• Work instructions: In this exercise, the entries below include pictures. Repeat exactly the lines from the line with "Clone this chart in matplotlib." to the line with "from matplotlib.transforms import", including both, but without the pictures.

## BEGIN

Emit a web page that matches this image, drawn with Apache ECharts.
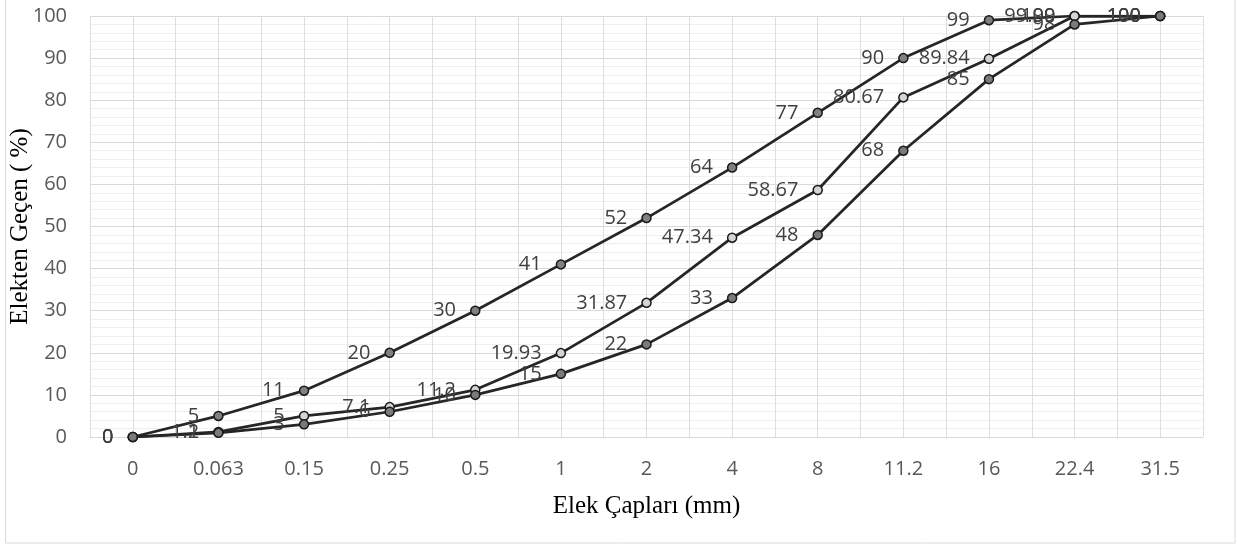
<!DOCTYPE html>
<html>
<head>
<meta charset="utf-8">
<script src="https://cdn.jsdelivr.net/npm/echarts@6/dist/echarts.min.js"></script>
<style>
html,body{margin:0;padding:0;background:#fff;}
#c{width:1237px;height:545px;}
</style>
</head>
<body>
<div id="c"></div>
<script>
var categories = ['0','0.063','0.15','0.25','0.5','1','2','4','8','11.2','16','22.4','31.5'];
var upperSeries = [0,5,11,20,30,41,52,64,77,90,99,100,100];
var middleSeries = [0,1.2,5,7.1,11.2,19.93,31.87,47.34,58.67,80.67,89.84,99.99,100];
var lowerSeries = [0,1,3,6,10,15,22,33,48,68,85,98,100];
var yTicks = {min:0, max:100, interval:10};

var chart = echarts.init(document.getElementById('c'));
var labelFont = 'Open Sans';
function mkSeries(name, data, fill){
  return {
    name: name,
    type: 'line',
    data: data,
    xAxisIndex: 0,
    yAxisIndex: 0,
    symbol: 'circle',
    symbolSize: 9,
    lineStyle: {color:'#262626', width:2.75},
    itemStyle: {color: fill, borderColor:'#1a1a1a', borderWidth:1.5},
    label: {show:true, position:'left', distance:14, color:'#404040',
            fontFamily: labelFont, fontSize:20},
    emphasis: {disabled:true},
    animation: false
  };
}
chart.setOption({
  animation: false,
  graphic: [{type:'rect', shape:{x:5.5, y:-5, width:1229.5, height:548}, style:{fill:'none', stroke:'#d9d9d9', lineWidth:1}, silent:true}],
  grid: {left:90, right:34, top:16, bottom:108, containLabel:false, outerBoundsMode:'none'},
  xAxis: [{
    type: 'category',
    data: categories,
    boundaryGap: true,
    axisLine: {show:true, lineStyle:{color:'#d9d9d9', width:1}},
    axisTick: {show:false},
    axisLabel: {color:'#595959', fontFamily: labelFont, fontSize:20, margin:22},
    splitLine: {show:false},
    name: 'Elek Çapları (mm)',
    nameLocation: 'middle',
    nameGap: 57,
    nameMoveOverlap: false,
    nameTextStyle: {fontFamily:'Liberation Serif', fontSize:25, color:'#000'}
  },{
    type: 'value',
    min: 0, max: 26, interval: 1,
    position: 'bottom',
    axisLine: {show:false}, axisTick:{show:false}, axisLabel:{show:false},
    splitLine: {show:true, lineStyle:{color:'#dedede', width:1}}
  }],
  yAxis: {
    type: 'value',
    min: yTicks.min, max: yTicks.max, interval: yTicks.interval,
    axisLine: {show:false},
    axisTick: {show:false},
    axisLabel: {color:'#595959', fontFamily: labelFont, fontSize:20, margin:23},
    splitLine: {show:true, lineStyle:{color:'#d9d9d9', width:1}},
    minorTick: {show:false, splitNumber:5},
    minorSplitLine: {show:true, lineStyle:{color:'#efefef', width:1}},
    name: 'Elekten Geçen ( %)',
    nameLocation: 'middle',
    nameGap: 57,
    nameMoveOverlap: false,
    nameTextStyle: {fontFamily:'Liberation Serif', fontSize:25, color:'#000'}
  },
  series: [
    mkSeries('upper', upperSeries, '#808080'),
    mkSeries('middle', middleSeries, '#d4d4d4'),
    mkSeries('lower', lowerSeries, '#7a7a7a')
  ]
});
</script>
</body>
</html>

## END
## BEGIN

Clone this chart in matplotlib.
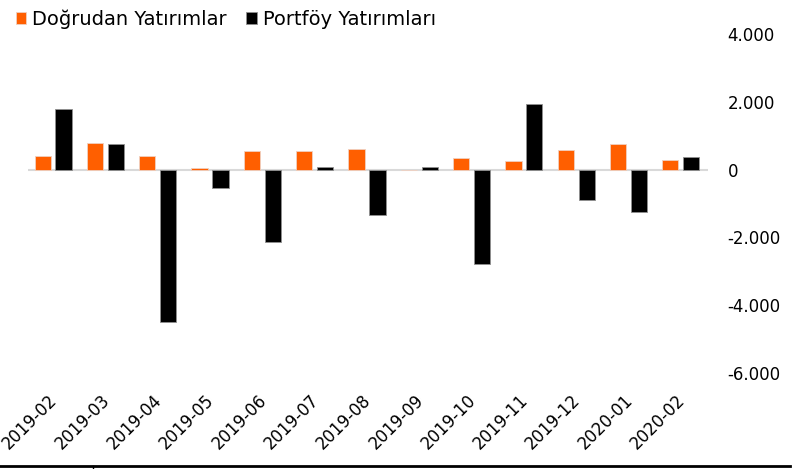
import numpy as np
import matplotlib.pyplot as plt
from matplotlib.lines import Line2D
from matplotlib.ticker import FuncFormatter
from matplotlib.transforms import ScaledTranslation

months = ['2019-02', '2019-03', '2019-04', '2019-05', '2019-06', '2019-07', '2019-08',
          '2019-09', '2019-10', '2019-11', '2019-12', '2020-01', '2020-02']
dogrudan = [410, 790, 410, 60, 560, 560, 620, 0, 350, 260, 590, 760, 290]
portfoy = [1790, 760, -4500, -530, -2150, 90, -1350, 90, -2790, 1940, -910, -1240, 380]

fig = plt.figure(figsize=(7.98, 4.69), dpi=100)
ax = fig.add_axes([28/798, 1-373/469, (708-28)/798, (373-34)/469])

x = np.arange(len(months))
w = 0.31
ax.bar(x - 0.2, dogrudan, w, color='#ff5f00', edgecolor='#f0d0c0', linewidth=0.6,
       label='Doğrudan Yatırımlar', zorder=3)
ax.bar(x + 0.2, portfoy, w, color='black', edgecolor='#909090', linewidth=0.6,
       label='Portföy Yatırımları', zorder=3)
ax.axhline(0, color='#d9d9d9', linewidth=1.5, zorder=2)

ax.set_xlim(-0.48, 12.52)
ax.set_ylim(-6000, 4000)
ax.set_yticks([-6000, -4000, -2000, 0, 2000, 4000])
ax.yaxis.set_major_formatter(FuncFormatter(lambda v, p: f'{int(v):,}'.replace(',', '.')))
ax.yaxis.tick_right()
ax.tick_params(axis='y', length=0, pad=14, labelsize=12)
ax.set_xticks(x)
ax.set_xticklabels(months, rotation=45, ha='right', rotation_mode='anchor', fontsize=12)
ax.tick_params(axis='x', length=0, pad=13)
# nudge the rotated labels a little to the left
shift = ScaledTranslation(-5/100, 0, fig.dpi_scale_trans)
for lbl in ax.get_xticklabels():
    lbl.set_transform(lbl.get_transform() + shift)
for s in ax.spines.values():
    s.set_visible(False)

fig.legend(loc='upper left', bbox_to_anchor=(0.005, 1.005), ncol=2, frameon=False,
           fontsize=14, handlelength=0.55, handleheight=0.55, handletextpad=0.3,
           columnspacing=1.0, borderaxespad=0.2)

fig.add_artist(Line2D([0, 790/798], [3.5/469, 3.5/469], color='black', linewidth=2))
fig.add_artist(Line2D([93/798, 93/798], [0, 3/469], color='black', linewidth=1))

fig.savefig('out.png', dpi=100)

## END
## BEGIN

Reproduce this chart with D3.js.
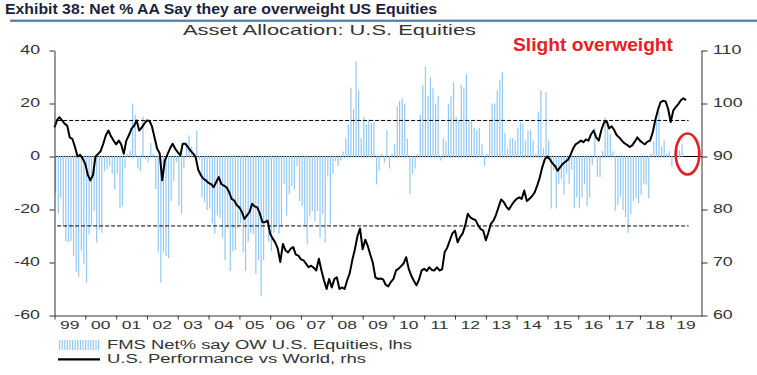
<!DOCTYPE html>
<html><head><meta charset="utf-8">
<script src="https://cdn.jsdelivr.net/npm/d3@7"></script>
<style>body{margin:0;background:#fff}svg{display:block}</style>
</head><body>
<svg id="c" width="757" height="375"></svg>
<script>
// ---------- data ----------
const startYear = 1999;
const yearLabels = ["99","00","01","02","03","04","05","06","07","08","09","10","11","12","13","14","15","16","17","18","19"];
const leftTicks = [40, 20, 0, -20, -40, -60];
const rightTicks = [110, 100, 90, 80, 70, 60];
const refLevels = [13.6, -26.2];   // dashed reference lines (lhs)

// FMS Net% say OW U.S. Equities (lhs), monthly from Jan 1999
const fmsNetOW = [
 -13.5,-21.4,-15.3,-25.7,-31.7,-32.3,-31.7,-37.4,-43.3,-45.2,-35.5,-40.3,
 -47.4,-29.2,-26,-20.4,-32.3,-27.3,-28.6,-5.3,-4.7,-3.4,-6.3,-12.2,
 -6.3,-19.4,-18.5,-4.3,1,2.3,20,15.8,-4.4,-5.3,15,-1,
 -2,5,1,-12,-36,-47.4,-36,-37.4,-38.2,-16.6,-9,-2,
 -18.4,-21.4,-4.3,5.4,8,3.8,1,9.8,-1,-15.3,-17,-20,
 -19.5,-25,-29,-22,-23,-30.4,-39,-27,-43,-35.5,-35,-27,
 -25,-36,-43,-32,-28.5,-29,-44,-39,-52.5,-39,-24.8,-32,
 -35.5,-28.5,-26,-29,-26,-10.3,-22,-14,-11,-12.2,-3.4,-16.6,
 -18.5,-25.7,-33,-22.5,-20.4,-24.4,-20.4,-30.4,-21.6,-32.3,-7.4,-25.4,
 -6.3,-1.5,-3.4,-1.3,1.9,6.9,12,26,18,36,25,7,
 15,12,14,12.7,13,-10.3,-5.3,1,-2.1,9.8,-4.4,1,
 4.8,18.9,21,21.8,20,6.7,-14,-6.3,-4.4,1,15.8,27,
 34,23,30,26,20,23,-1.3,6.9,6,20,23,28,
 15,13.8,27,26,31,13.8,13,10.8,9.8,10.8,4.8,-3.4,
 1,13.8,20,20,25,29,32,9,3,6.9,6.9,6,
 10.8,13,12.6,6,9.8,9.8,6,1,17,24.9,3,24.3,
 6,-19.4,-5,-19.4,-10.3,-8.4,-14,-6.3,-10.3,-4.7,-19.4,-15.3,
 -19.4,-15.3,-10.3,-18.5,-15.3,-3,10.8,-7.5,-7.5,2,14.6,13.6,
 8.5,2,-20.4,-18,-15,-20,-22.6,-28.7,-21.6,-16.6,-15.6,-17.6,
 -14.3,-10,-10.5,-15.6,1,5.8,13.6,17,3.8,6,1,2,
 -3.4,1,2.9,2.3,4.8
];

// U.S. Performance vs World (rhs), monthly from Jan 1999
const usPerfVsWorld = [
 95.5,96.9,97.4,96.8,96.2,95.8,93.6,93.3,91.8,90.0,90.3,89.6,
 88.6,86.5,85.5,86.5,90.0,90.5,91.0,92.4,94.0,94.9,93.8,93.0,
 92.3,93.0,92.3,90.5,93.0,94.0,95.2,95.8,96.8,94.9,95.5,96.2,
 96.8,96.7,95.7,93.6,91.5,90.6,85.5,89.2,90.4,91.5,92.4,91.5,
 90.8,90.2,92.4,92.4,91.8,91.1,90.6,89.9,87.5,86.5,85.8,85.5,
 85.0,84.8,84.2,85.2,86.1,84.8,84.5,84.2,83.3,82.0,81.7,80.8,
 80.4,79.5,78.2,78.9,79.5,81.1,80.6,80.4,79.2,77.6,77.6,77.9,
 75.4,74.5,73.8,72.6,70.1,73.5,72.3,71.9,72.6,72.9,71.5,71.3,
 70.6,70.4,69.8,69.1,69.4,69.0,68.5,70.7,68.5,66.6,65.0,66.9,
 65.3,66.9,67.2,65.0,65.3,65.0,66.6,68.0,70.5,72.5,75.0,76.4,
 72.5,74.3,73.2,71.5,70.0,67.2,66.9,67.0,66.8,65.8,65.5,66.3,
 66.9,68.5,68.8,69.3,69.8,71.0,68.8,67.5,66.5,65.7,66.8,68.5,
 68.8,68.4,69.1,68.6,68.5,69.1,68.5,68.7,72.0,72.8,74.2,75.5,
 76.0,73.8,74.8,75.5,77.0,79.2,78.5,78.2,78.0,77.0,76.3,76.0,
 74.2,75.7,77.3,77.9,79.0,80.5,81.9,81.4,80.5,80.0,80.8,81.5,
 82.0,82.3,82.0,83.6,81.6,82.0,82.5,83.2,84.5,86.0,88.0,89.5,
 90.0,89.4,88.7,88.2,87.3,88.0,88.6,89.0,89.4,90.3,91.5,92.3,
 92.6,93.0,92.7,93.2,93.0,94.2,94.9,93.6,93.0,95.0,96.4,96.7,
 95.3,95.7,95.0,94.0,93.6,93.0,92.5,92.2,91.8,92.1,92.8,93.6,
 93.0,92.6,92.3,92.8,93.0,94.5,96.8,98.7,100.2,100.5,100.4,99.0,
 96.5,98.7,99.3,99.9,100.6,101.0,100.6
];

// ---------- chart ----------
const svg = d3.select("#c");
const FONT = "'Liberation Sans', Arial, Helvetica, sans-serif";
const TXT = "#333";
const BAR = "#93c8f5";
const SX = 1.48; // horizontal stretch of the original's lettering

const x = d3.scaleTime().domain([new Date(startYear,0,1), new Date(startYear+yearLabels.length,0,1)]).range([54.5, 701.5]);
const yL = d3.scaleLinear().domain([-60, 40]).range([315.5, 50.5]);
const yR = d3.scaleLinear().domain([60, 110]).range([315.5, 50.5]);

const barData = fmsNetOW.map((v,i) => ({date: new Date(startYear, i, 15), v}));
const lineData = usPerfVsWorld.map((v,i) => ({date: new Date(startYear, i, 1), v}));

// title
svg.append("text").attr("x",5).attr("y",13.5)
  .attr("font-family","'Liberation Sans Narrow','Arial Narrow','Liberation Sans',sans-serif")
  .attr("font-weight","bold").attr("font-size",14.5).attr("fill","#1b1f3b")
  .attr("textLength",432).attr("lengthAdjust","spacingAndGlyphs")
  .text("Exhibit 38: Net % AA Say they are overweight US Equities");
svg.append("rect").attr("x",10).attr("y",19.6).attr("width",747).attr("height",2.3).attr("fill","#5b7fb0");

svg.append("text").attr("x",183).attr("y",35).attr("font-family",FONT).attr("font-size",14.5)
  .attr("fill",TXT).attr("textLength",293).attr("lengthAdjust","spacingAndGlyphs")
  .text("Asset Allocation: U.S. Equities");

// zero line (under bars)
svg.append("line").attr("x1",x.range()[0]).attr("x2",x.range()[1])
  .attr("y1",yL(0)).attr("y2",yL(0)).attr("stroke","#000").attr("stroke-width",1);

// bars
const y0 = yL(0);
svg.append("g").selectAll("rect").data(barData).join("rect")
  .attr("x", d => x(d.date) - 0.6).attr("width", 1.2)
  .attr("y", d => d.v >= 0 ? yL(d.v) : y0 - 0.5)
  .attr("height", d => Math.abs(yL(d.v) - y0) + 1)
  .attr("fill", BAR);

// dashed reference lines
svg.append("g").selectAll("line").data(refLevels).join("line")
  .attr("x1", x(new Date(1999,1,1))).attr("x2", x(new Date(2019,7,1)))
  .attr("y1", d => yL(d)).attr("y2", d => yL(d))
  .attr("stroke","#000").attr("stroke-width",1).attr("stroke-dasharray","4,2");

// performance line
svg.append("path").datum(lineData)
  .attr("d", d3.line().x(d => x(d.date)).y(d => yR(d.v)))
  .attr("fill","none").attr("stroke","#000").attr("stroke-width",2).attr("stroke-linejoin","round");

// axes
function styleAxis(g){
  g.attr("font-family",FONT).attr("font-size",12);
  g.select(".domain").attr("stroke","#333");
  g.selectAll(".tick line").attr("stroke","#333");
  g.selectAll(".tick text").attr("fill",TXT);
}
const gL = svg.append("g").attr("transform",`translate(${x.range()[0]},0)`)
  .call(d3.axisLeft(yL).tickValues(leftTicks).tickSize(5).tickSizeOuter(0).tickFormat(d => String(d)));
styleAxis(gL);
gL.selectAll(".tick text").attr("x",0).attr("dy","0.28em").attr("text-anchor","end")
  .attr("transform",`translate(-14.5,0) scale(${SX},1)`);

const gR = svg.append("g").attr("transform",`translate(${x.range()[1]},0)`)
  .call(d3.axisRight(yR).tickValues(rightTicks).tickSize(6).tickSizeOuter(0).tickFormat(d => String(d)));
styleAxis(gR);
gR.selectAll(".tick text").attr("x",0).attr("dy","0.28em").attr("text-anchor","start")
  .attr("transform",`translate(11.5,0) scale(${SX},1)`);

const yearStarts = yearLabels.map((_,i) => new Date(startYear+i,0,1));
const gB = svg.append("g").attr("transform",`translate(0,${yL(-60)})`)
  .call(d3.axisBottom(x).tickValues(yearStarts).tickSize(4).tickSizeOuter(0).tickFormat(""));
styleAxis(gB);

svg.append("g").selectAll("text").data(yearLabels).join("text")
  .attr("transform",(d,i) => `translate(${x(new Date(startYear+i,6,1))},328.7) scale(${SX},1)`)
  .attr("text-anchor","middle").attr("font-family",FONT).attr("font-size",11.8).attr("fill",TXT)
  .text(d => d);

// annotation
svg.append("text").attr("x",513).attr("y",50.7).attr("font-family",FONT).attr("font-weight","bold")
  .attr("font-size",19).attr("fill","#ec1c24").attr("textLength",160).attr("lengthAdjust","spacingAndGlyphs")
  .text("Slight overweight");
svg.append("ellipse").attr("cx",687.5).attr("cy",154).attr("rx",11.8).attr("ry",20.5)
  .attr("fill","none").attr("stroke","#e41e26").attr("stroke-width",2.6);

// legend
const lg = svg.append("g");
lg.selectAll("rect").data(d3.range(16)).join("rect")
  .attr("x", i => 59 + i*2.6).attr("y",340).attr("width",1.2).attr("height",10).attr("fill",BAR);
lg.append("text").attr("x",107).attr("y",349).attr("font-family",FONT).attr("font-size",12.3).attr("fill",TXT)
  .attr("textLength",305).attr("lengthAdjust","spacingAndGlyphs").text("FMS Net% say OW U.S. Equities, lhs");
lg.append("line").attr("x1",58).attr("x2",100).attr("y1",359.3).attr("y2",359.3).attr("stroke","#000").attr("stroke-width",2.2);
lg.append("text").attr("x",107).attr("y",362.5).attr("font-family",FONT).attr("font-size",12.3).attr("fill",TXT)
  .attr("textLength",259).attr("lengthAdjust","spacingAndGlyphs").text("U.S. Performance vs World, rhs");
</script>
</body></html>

## END

• Answer in full:
Clone this chart in matplotlib.
import numpy as np
import matplotlib.pyplot as plt
from matplotlib.lines import Line2D
from matplotlib.ticker import FuncFormatter
from matplotlib.transforms import ScaledTranslation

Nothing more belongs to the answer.